++++ EXERCISE INPUTS ++++

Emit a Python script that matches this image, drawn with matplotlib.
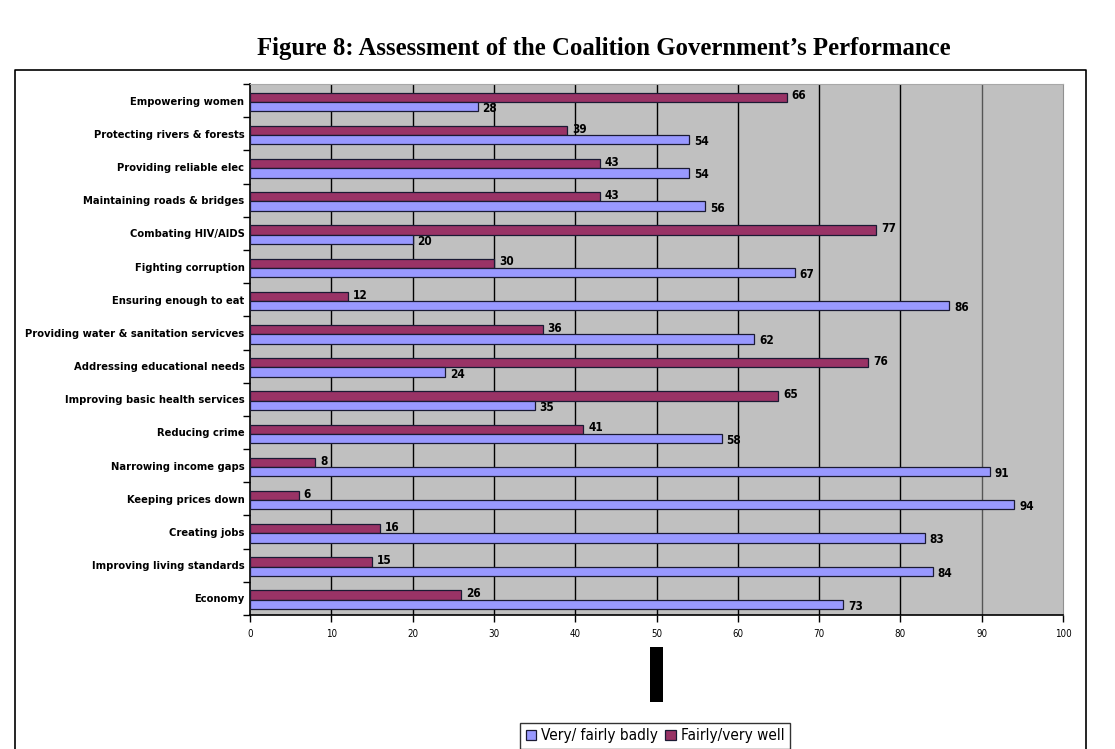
import matplotlib
matplotlib.use("Agg")
import matplotlib.pyplot as plt
import numpy as np
from matplotlib.patches import Rectangle
from matplotlib.lines import Line2D

categories = ["Empowering women", "Protecting rivers & forests", "Providing reliable elec",
              "Maintaining roads & bridges", "Combating HIV/AIDS", "Fighting corruption",
              "Ensuring enough to eat", "Providing water & sanitation servicves",
              "Addressing educational needs", "Improving basic health services",
              "Reducing crime", "Narrowing income gaps", "Keeping prices down",
              "Creating jobs", "Improving living standards", "Economy"]
well = [66, 39, 43, 43, 77, 30, 12, 36, 76, 65, 41, 8, 6, 16, 15, 26]
badly = [28, 54, 54, 56, 20, 67, 86, 62, 24, 35, 58, 91, 94, 83, 84, 73]
xticks = [0, 10, 20, 30, 40, 50, 60, 70, 80, 90, 100]

narrow = ['DejaVu Sans']
c_well = '#993366'
c_bad = '#9999ff'

fig = plt.figure(figsize=(11.15, 7.49), dpi=100)
ax = fig.add_axes([250/1115, 134/749, 813/1115, 531/749])
ax.set_facecolor('#c0c0c0')

y = np.arange(len(categories))
h = 0.28
ax.barh(y - h/2 + 0.04, well, height=h, color=c_well, edgecolor='#1a1a33', linewidth=0.9, zorder=3)
ax.barh(y + h/2 + 0.04, badly, height=h, color=c_bad, edgecolor='#1a1a33', linewidth=0.9, zorder=3)

for i in range(len(categories)):
    ax.text(well[i] + 0.6, y[i] - h/2 + 0.0, str(well[i]), family=narrow, fontweight='bold',
            fontstretch='condensed', fontsize=8.5, va='center', ha='left', zorder=4)
    ax.text(badly[i] + 0.6, y[i] + h/2 + 0.1, str(badly[i]), family=narrow, fontweight='bold',
            fontstretch='condensed', fontsize=8.5, va='center', ha='left', zorder=4)

ax.set_xlim(0, 100)
ax.set_ylim(len(categories) - 0.5, -0.5)
ax.set_xticks(xticks)
ax.set_xticklabels([str(t) for t in xticks], family=narrow, fontstretch='condensed', fontsize=7)
ax.set_yticks(y)
ax.set_yticklabels(categories, family=narrow, fontweight='bold', fontstretch='condensed', fontsize=8)
ax.set_yticks(np.arange(len(categories) + 1) - 0.5, minor=True)
ax.tick_params(axis='y', which='major', length=0, pad=4)
ax.tick_params(axis='y', which='minor', length=5, direction='out', width=1)
ax.tick_params(axis='x', length=5, direction='out', width=1, pad=5)

for t in xticks[1:-2]:
    ax.axvline(t, color='black', linewidth=1, zorder=1)
ax.axvline(90, color='#555555', linewidth=1, zorder=1)

ax.spines['left'].set_linewidth(1.2)
ax.spines['bottom'].set_linewidth(1.2)
ax.spines['top'].set_color('#a8a8a8')
ax.spines['right'].set_color('#909090')

fig.text(604/1115, 1 - 49/749, "Figure 8: Assessment of the Coalition Government\u2019s Performance",
         family=['Liberation Serif', 'DejaVu Serif'], fontweight='bold', fontsize=17.8,
         ha='center', va='center')

# outer frame, open at the bottom
fig.add_artist(Line2D([15/1115, 15/1115, 1086/1115, 1086/1115], [0, 1 - 70/749, 1 - 70/749, 0],
                      transform=fig.transFigure, color='black', linewidth=1.2))

# black mark under the axis
fig.add_artist(Rectangle((650/1115, 1 - 702/749), 13/1115, 55/749, transform=fig.transFigure,
                         facecolor='black', edgecolor='none'))

handles = [Rectangle((0, 0), 1, 1, facecolor=c_bad, edgecolor='#1a1a33', linewidth=0.9),
           Rectangle((0, 0), 1, 1, facecolor=c_well, edgecolor='#1a1a33', linewidth=0.9)]
leg = fig.legend(handles, ["Very/ fairly badly", "Fairly/very well"], loc='upper center',
                 bbox_to_anchor=(655/1115, 1 - 723/749), ncol=2, frameon=True, fancybox=False,
                 prop={'family': narrow, 'size': 11, 'stretch': 'condensed'},
                 handlelength=0.7, handleheight=0.7,
                 handletextpad=0.3, columnspacing=0.5, borderpad=0.35, borderaxespad=0)
leg.get_frame().set_edgecolor('black')
leg.get_frame().set_linewidth(1)

plt.savefig('out.png', dpi=100)
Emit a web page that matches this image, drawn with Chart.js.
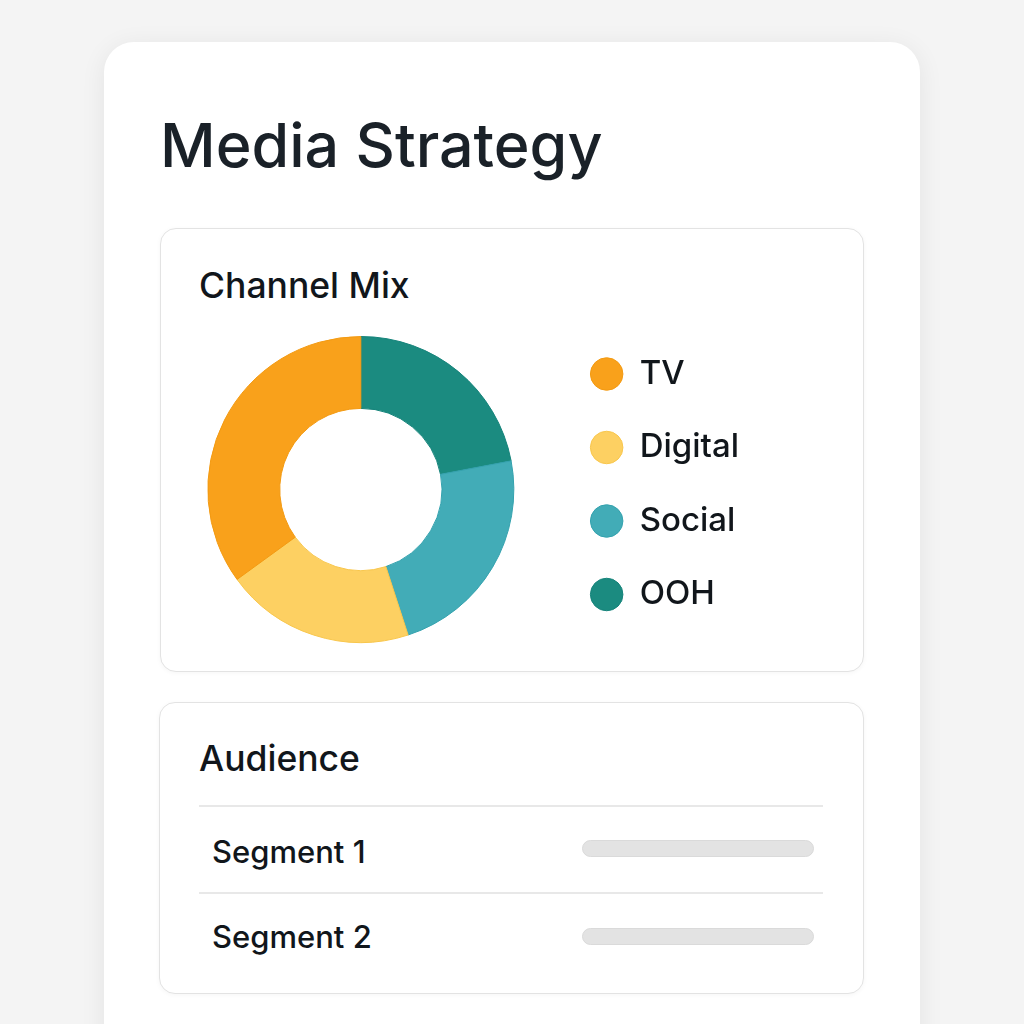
<!DOCTYPE html>
<html lang="en">
<head>
<meta charset="UTF-8">
<title>Media Strategy</title>
<script src="https://cdn.jsdelivr.net/npm/chart.js"></script>
<style>
  body { margin: 0; background: #f4f4f4; font-family: Inter, "Noto Sans", sans-serif; color: #11161b; }
  .page { position: relative; width: 1024px; height: 1024px; overflow: hidden; }
  .sheet { position: absolute; left: 104px; top: 42px; width: 816px; height: 1060px; background: #fff;
           border-radius: 30px; box-shadow: 0 4px 26px rgba(0,0,0,0.07); }
  .card { position: absolute; box-sizing: border-box; background: #fff; border: 1px solid #e3e3e3;
          border-radius: 16px; box-shadow: 0 1px 5px rgba(0,0,0,0.04); }
  .txt { position: absolute; margin: 0; line-height: 1; white-space: nowrap; font-weight: 500; }
  h1.txt { left: 160px; top: 115px; font-size: 61px; color: #1a2128; }
  .head { font-size: 35.5px; left: 199px; }
  .seg { font-size: 31px; left: 212px; font-weight: 450; }
  .rule { position: absolute; left: 199px; width: 624px; height: 2px; background: #e8e8e8; }
  .bar { position: absolute; left: 582px; width: 232px; height: 17px; box-sizing: border-box;
         background: #e3e3e3; border: 1px solid #dadada; border-radius: 9px; }
  .chart-box { position: absolute; left: 172px; top: 317px; width: 577px; height: 345px; }
</style>
</head>
<body>
<div class="page">
  <div class="sheet"></div>
  <h1 class="txt">Media Strategy</h1>

  <div class="card" style="left:160px; top:228px; width:704px; height:444px;"></div>
  <div class="txt head" style="top:268px;">Channel Mix</div>
  <div class="chart-box"><canvas id="mixChart"></canvas></div>

  <div class="card" style="left:159px; top:702px; width:705px; height:292px;"></div>
  <div class="txt head" style="top:741px;">Audience</div>
  <div class="rule" style="top:805px;"></div>
  <div class="txt seg" style="top:836px;">Segment 1</div>
  <div class="bar" style="top:840px;"></div>
  <div class="rule" style="top:892px;"></div>
  <div class="txt seg" style="top:921px;">Segment 2</div>
  <div class="bar" style="top:928px;"></div>
</div>

<script>
// drawn clockwise from the top, so listed OOH first; legend is reversed
const channels = ['OOH', 'Social', 'Digital', 'TV'];
const shares = [22, 23, 20, 35];
const fills = ['#1b8b80', '#42acb7', '#fdd062', '#f9a11b'];
const edges = ['#15837a', '#34a2ae', '#f8c64c', '#f39a12'];

new Chart(document.getElementById('mixChart'), {
    type: 'doughnut',
    data: {
        labels: channels,
        datasets: [{
            data: shares,
            backgroundColor: fills,
            borderColor: edges,
            borderWidth: 1,
            hoverOffset: 0
        }]
    },
    options: {
        responsive: true,
        maintainAspectRatio: false,
        animation: false,
        radius: 153,
        cutout: '53%',
        layout: { padding: 0 },
        plugins: {
            tooltip: { enabled: false },
            legend: {
                position: 'right',
                align: 'start',
                reverse: true,
                labels: {
                    usePointStyle: true,
                    pointStyle: 'circle',
                    boxHeight: 23,
                    padding: 40.5,
                    color: '#11161b',
                    font: { family: 'Inter', size: 33, weight: '500' }
                }
            }
        }
    }
});
</script>
</body>
</html>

++++

* **DESCRIPTION OF THE TASK**:
Transcribe the opening line of the listing above, please, and every line after it through the line with "c_bad = '#9999ff'", word for word, without pictures.

* **ANSWER BELOW**:
Emit a Python script that matches this image, drawn with matplotlib.
import matplotlib
matplotlib.use("Agg")
import matplotlib.pyplot as plt
import numpy as np
from matplotlib.patches import Rectangle
from matplotlib.lines import Line2D

categories = ["Empowering women", "Protecting rivers & forests", "Providing reliable elec",
              "Maintaining roads & bridges", "Combating HIV/AIDS", "Fighting corruption",
              "Ensuring enough to eat", "Providing water & sanitation servicves",
              "Addressing educational needs", "Improving basic health services",
              "Reducing crime", "Narrowing income gaps", "Keeping prices down",
              "Creating jobs", "Improving living standards", "Economy"]
well = [66, 39, 43, 43, 77, 30, 12, 36, 76, 65, 41, 8, 6, 16, 15, 26]
badly = [28, 54, 54, 56, 20, 67, 86, 62, 24, 35, 58, 91, 94, 83, 84, 73]
xticks = [0, 10, 20, 30, 40, 50, 60, 70, 80, 90, 100]

narrow = ['DejaVu Sans']
c_well = '#993366'
c_bad = '#9999ff'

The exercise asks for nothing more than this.